Politica

Elezioni 2018, il voto degli italiani all’estero? Ancora a rischio brogli

Ed eccoci alla fine di un’altra legislatura, con le prossime elezioni politiche annunciate per il 4 marzo 2018, una nuova (?) legge elettorale che cambia tutto per non cambiare nulla, ma soprattutto il voto degli italiani all’estero che, nonostante proclami e promesse, rimane con le stesse identiche procedure delle elezioni passate.

Il voto degli italiani all’estero nelle ultime tornate elettorali è quasi sempre stato decisivo per la proclamazione del vincitore e l’assegnazione del premio di maggioranza, e forse anche per questo nessuno ha mai osato riformarne l’organizzazione. Per riassumere: plichi inviati a casa degli iscritti all’Anagrafe italiani residenti all’estero (Aire) con posta ordinaria, senza nessun timbro sulla scheda (pratica che in altri paesi l’Osce ha reputato contestabile), da rispedire al consolato sempre con posta ordinaria.

A ogni appuntamento elettorale sono innumerevoli le denunce che arrivano dagli italiani all’estero che o non hanno ricevuto il loro plico, o ne ricevono più di uno, o non risultano iscritti all’Aire nonostante abbiano espletato le pratiche per spostare all’estero la propria residenza o ancora lamentano il non prelievo delle schede votate abbandonate davanti alla sedi dei consolati per giorni. Poi vengono quelle più gravi, con tanto di video amatoriali diffusi su Youtube, che mostrano patronati intenti a dare indicazioni di voto per candidati amici, veri e propri mucchi di schede elettorali raccolte in un unico luogo e compilate tutti insieme (il video è di un utente, ma la stessa denuncia fu poi riportata da Repubblica) a favore di uno o più candidati (per il voto degli italiani all’estero le preferenze non sono mai state abolite).

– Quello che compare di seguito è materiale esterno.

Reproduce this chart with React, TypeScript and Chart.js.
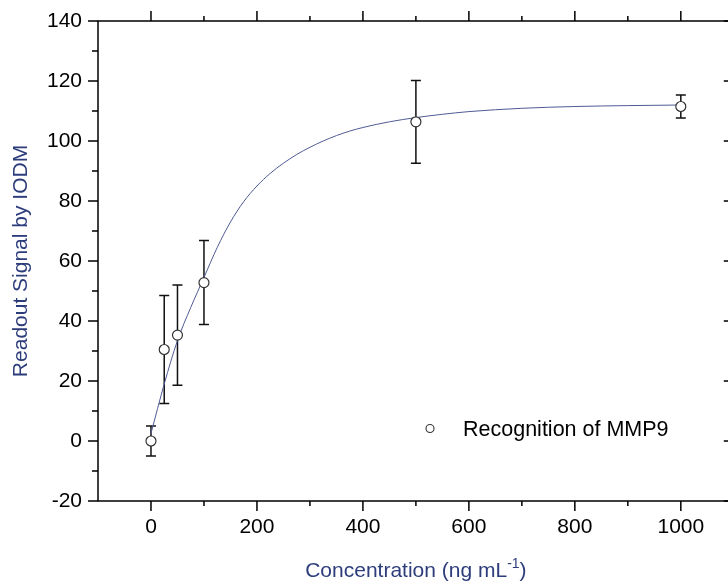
import React, { useEffect, useRef } from 'react';
import { Chart, registerables } from 'chart.js';

Chart.register(...registerables);

// ---- data ----
const concentrations = [0, 25, 50, 100, 500, 1000];
const signals = [0, 30.5, 35.3, 52.8, 106.4, 111.5];
const errors = [5, 18, 16.7, 14, 13.8, 3.8];

const fitX = [0, 25, 50, 75, 100, 125, 150, 175, 200, 225, 250, 275, 300, 325, 350, 375, 400, 450, 500, 550, 600, 700, 800, 900, 1000];
const fitY = [2.5, 19, 33.5, 44.5, 54.5, 64.5, 73, 79.8, 85, 89.2, 92.6, 95.5, 97.9, 100, 101.8, 103.3, 104.5, 106.4, 107.8, 108.9, 109.8, 110.9, 111.5, 111.8, 112];

const xMajorTicks = [0, 200, 400, 600, 800, 1000];
const xMinorTicks = [100, 300, 500, 700, 900];
const yMajorTicks = [-20, 0, 20, 40, 60, 80, 100, 120, 140];
const yMinorTicks = [-10, 10, 30, 50, 70, 90, 110, 130];

const legendLabel = 'Recognition of MMP9';
const yTitle = 'Readout Signal by IODM';
const xTitleMain = 'Concentration (ng mL';
const xTitleSup = '-1';
const xTitleEnd = ')';

const FONT = "'Liberation Sans', Arial, sans-serif";
const TITLE_COLOR = '#2d3d7b';

const decorPlugin = {
  id: 'decor',
  beforeDatasetsDraw(chart: any) {
    const ctx = chart.ctx;
    const xs = chart.scales.x;
    const ys = chart.scales.y;
    ctx.save();
    ctx.strokeStyle = '#111';
    ctx.lineWidth = 1.5;
    concentrations.forEach((c, i) => {
      const px = xs.getPixelForValue(c);
      const top = ys.getPixelForValue(signals[i] + errors[i]);
      const bot = ys.getPixelForValue(signals[i] - errors[i]);
      ctx.beginPath();
      ctx.moveTo(px, top);
      ctx.lineTo(px, bot);
      ctx.moveTo(px - 5, top);
      ctx.lineTo(px + 5, top);
      ctx.moveTo(px - 5, bot);
      ctx.lineTo(px + 5, bot);
      ctx.stroke();
    });
    ctx.restore();
  },
  afterDraw(chart: any) {
    const ctx = chart.ctx;
    const xs = chart.scales.x;
    const ys = chart.scales.y;
    const { left, right, top, bottom } = chart.chartArea;
    ctx.save();
    ctx.strokeStyle = '#000';
    ctx.lineWidth = 1.5;
    ctx.beginPath();
    ctx.rect(left, top, right - left, bottom - top);
    ctx.stroke();
    ctx.beginPath();
    xMajorTicks.forEach((v) => {
      const px = xs.getPixelForValue(v);
      ctx.moveTo(px, bottom);
      ctx.lineTo(px, bottom + 10);
      ctx.moveTo(px, top);
      ctx.lineTo(px, top - 10);
    });
    xMinorTicks.forEach((v) => {
      const px = xs.getPixelForValue(v);
      ctx.moveTo(px, bottom);
      ctx.lineTo(px, bottom + 5);
      ctx.moveTo(px, top);
      ctx.lineTo(px, top - 5);
    });
    yMajorTicks.forEach((v) => {
      const py = ys.getPixelForValue(v);
      ctx.moveTo(left, py);
      ctx.lineTo(left - 10, py);
      ctx.moveTo(right, py);
      ctx.lineTo(right - 10, py);
    });
    yMinorTicks.forEach((v) => {
      const py = ys.getPixelForValue(v);
      ctx.moveTo(left, py);
      ctx.lineTo(left - 6, py);
      ctx.moveTo(right, py);
      ctx.lineTo(right - 5, py);
    });
    ctx.stroke();

    // legend
    ctx.beginPath();
    ctx.arc(430, 428.5, 4, 0, Math.PI * 2);
    ctx.fillStyle = '#fff';
    ctx.fill();
    ctx.lineWidth = 1.1;
    ctx.strokeStyle = '#333';
    ctx.stroke();
    ctx.fillStyle = '#000';
    ctx.font = `21.5px ${FONT}`;
    ctx.textAlign = 'left';
    ctx.textBaseline = 'alphabetic';
    ctx.fillText(legendLabel, 463, 435.5);

    // x title with superscript
    ctx.fillStyle = TITLE_COLOR;
    const mainFont = `21px ${FONT}`;
    const supFont = `14px ${FONT}`;
    ctx.font = mainFont;
    const w1 = ctx.measureText(xTitleMain).width;
    const w3 = ctx.measureText(xTitleEnd).width;
    ctx.font = supFont;
    const w2 = ctx.measureText(xTitleSup).width;
    const total = w1 + w2 + w3;
    const cx = (left + right) / 2;
    let x0 = cx - total / 2;
    const base = 577;
    ctx.font = mainFont;
    ctx.fillText(xTitleMain, x0, base);
    x0 += w1;
    ctx.font = supFont;
    ctx.fillText(xTitleSup, x0, base - 9);
    x0 += w2;
    ctx.font = mainFont;
    ctx.fillText(xTitleEnd, x0, base);
    ctx.restore();
  },
};

export default function App() {
  const canvasRef = useRef<HTMLCanvasElement | null>(null);

  useEffect(() => {
    const canvas = canvasRef.current;
    if (!canvas) return;
    Chart.defaults.font.family = FONT;
    const chart = new Chart(canvas, {
      type: 'scatter',
      data: {
        datasets: [
          {
            label: legendLabel,
            data: concentrations.map((c, i) => ({ x: c, y: signals[i] })),
            pointRadius: 5,
            pointBorderWidth: 1.2,
            pointBorderColor: '#333',
            pointBackgroundColor: '#fff',
            showLine: false,
          },
          {
            label: 'fit',
            data: fitX.map((x, i) => ({ x, y: fitY[i] })),
            showLine: true,
            pointRadius: 0,
            borderColor: '#4f5a95',
            borderWidth: 1,
            cubicInterpolationMode: 'monotone',
            fill: false,
          },
        ],
      },
      options: {
        responsive: false,
        animation: false,
        layout: { padding: { top: 21, right: 5, left: 0, bottom: 0 } },
        plugins: {
          legend: { display: false },
          tooltip: { enabled: false },
        },
        scales: {
          x: {
            type: 'linear',
            min: -100,
            max: 1100,
            grid: { display: false, drawTicks: false },
            border: { display: false },
            ticks: {
              color: '#000',
              font: { size: 21 },
              padding: 14,
              maxRotation: 0,
              callback: (v: any) => String(v),
            },
            afterBuildTicks: (scale: any) => {
              scale.ticks = xMajorTicks.map((v) => ({ value: v }));
            },
            afterFit: (scale: any) => {
              scale.height = 83;
              scale.paddingLeft = 0;
              scale.paddingRight = 0;
            },
          },
          y: {
            type: 'linear',
            min: -20,
            max: 140,
            grid: { display: false, drawTicks: false },
            border: { display: false },
            ticks: {
              color: '#000',
              font: { size: 21 },
              padding: 16,
              callback: (v: any) => String(v),
            },
            afterBuildTicks: (scale: any) => {
              scale.ticks = yMajorTicks.map((v) => ({ value: v }));
            },
            title: {
              display: true,
              text: yTitle,
              color: TITLE_COLOR,
              font: { size: 21 },
              padding: { top: 9, bottom: 0 },
            },
            afterFit: (scale: any) => {
              scale.width = 98;
              scale.paddingTop = 0;
              scale.paddingBottom = 0;
            },
          },
        },
      },
      plugins: [decorPlugin],
    } as any);
    return () => chart.destroy();
  }, []);

  return (
    <div
      style={{
        position: 'fixed',
        left: 0,
        top: 0,
        width: 728,
        height: 584,
        overflow: 'hidden',
        background: '#fff',
      }}
    >
      <canvas ref={canvasRef} width={740} height={584} style={{ width: 740, height: 584, display: 'block' }} />
    </div>
  );
}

E’ così che qualche mese fa è venuto alla luce l’ennesimo scandalo, denunciato dal Le Iene e riguardante il deputato Mario Caruso (con Monti per l’Italia) eletto nella circoscrizione Europa nelle liste di Scelta Civica. Secondo le accuse avrebbe acquistato i plichi elettorali da residenti all’estero, per il tramite di un collaboratore “cacciatore di voti”. Si parla anche del coinvolgimento dei postini, incaricati di distribuire questi plichi che invece venivano dirottati in altre mani.

Ma non finisce qui e non c’è bisogno di arrivare all’acquisto di plichi per assicurarsi un posto in Parlamento in una circoscrizione all’estero. C’è anche il “metodo Tacconi” dal nome dell’inventore, deputato eletto nella circoscrizione Europa.

Come fare? Un gioco da ragazzi, persino il M5S lo segnala! Basta entrare nella lista dei candidati alla Camera, ad esempio in Europa, dopodiché recuperare la lista degli iscritti Aire nella propria circoscrizione e inviare a tutti loro una bella lettera, con tanto di busta col faccione di Beppe Grillo e il logo del M5S invitando a votare per sé e un altro candidato sodale, portando l’ignaro elettore a credere di essere gli unici candidati del M5S in quella circoscrizione (Europa – America meridionale – America settentrionale e centrale – Africa, Asia, Oceania e Antartide). Il “piccolo” investimento in francobolli (tra l’altro soggetto a sconto per invii elettorali) verrà ripagato dall’elezione praticamente matematica e da un lauto stipendio da migliaia di euro al mese di cui la metà esentasse.

Come si può ritenere pulito e a prova di brogli un voto così facilmente esposto a pratiche del genere, che va a decidere le sorti della maggioranza parlamentare di un intero paese per l’intera durata della legislatura?

Come è possibile che la Procura di Roma (competente per quanto accade all’estero) non vada oltre timidi annunci di indagini (e solo nei casi più eclatanti) per poi far finire tutto in un nulla di fatto, senza che nessun responsabile venga mai tradotto davanti alla giustizia?